Much as they expect transparency from others they do not seem to have developed any process that will ensure transparency as regards to how they exercise editorial discretion.

It seems to me that our print media houses want us to take it as a given that they are angels and have no biases. There is no reason that informs this expectation. The issue is not about trust. In much the same way that there are established structures like parliament that supposedly act as a check on the executive, one would expect the private media houses to have a structure that checks their excesses in their enjoyment of editorial discretion.

Given that media houses are highly influential it is imperative that there be checks and balances against abuse of editorial discretion.

In the political arena we have witnessed situations where political party activists are also columnists.
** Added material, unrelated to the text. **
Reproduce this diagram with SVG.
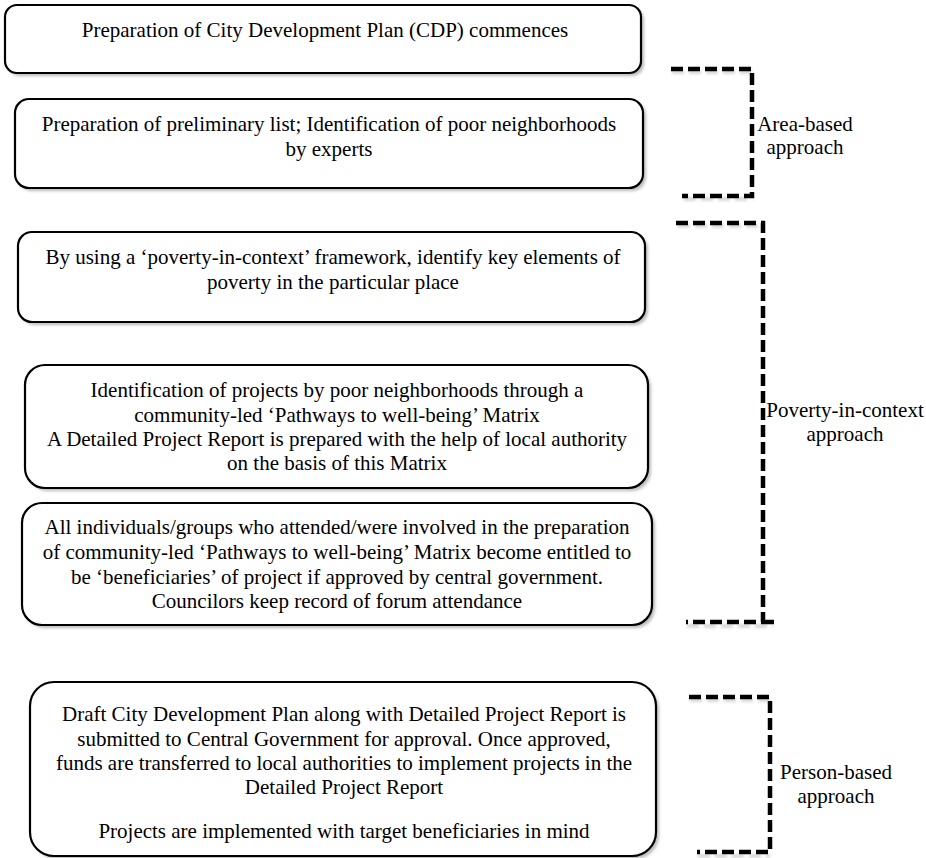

This will tend to give a disproportionate opportunity for the activist to push his political party's agenda to the detriment of open and fair articulation of issues by all.

The danger of this situation is that much as the media houses profess to uphold the right to information they invariably work against this right.I should not be understood to be calling for government regulation of the media. What I am asking for is for the media houses to demonstrate to us how they strike a balance between competing interests.

There is no doubt that our people have freedom of information.How do our media houses promote this right? I am not here concerned with investigative journalism, but the narrow but important area of suppression of information. I do not believe that our media houses can with all honesty say that they have never suppressed exposure of viewpoints that are contrary to theirs. I know this because I submit articles to some media houses and have observed that there are certain positions that they suppress.  The issue is that their readers have no way of knowing that they have suppressed a particular viewpoint. The media house will hide behind editorial discretion but will not disclose to the readers that there is a particular viewpoint that it was uncomfortable with, and that it used its editorial discretion to suppress that viewpoint.

I suggest that editors must disclose if they have suppressed a particular submission so that the readers know. They must also set out why they suppressed the submission.  In my view there is no openness and transparency in an editor just saying he used his editorial discretion not to publish a particular article. The discretion used in this manner is too wide and is effectively unfettered. As we all know, unfettered discretion has no place in this day and age.

My understanding of the main gripe that the private media has with the current Media Practitioners Act is that a politician will have power over the media and will likely use such power to protect his interests. Effectively the media houses are suggesting that a minister will have unfettered discretion and use the same to protect his interests. One may ask if there is any difference between a minister and an editor as regards exercise of unfettered discretion. In my view they are both human beings and will use whatever space they have to protect their interests even if such interests conflict with the public good.

It is therefore not enough for the media to seek to self regulate and fail to promote transparency. Our media industry therefore owes us a duty to tell us how in its self-regulation it promotes and ensures transparency to protect freedom of expression and freedom of information. These freedoms are first and foremost to be enjoyed by every human being. The media houses cannot and should not be allowed to appropriate these freedoms and to alienate our people from their enjoyment.

In my view editorial discretion exercised in secrecy creates an opportunity for suppression of these freedoms. Our private media have often reported on alleged deterioration of democracy in Botswana. In my view it makes no sense to have an explosion of media houses when such is not met by an explosion in the space for freedom of expression and freedom of information because editors use editorial discretion in secrecy to suppress particular viewpoints. Such secrecy works against democracy. Our media houses must not treat us like immature children.

They must actively promote robust debate of issues. I have observed that of late contributors to newspapers have moved away from insulting each other. In the past people would waste space presenting their credentials and those of their adversaries. Invariably their adversaries would be called all sorts of names. Now we have moved on.

Our editors must compliment this process by not abusing their editorial discretion to suppress viewpoints that they may be against.

Our editors will be mistaken if they think that allowing rebuttals is promotion of freedom of expression and freedom of information. It is only part of the process. Freedom of expression includes freedom to publish even issues that may make some favoured people look in a bad light. It is not proper for an editor to promote a particular viewpoint about an individual and to suppress anything that may present such individual in a bad light.

In my observation this is what has been taking place lately in our print media houses. It seems they have collectively agreed to ensure that submissions that place a particular politician in a bad light are to be suppressed.

There is no way that this can be said to be in the interests of democracy or freedom of expression and freedom of information.  Within the arena of freedom of expression there are no sacred cows. Each and every politician is fair game. At the entrance of the Spiritual Healing Church at Extension 2 in Gaborone there is a verse that says something about people who now know the truth, and who are now no more following the old ways.  We have become enlightened and now know what constitutes freedom of expression and freedom of information. Our media houses should not try to pull us back into the dark. It does not serve our nation well for editors to use editorial discretion in secret to keep us in the dark.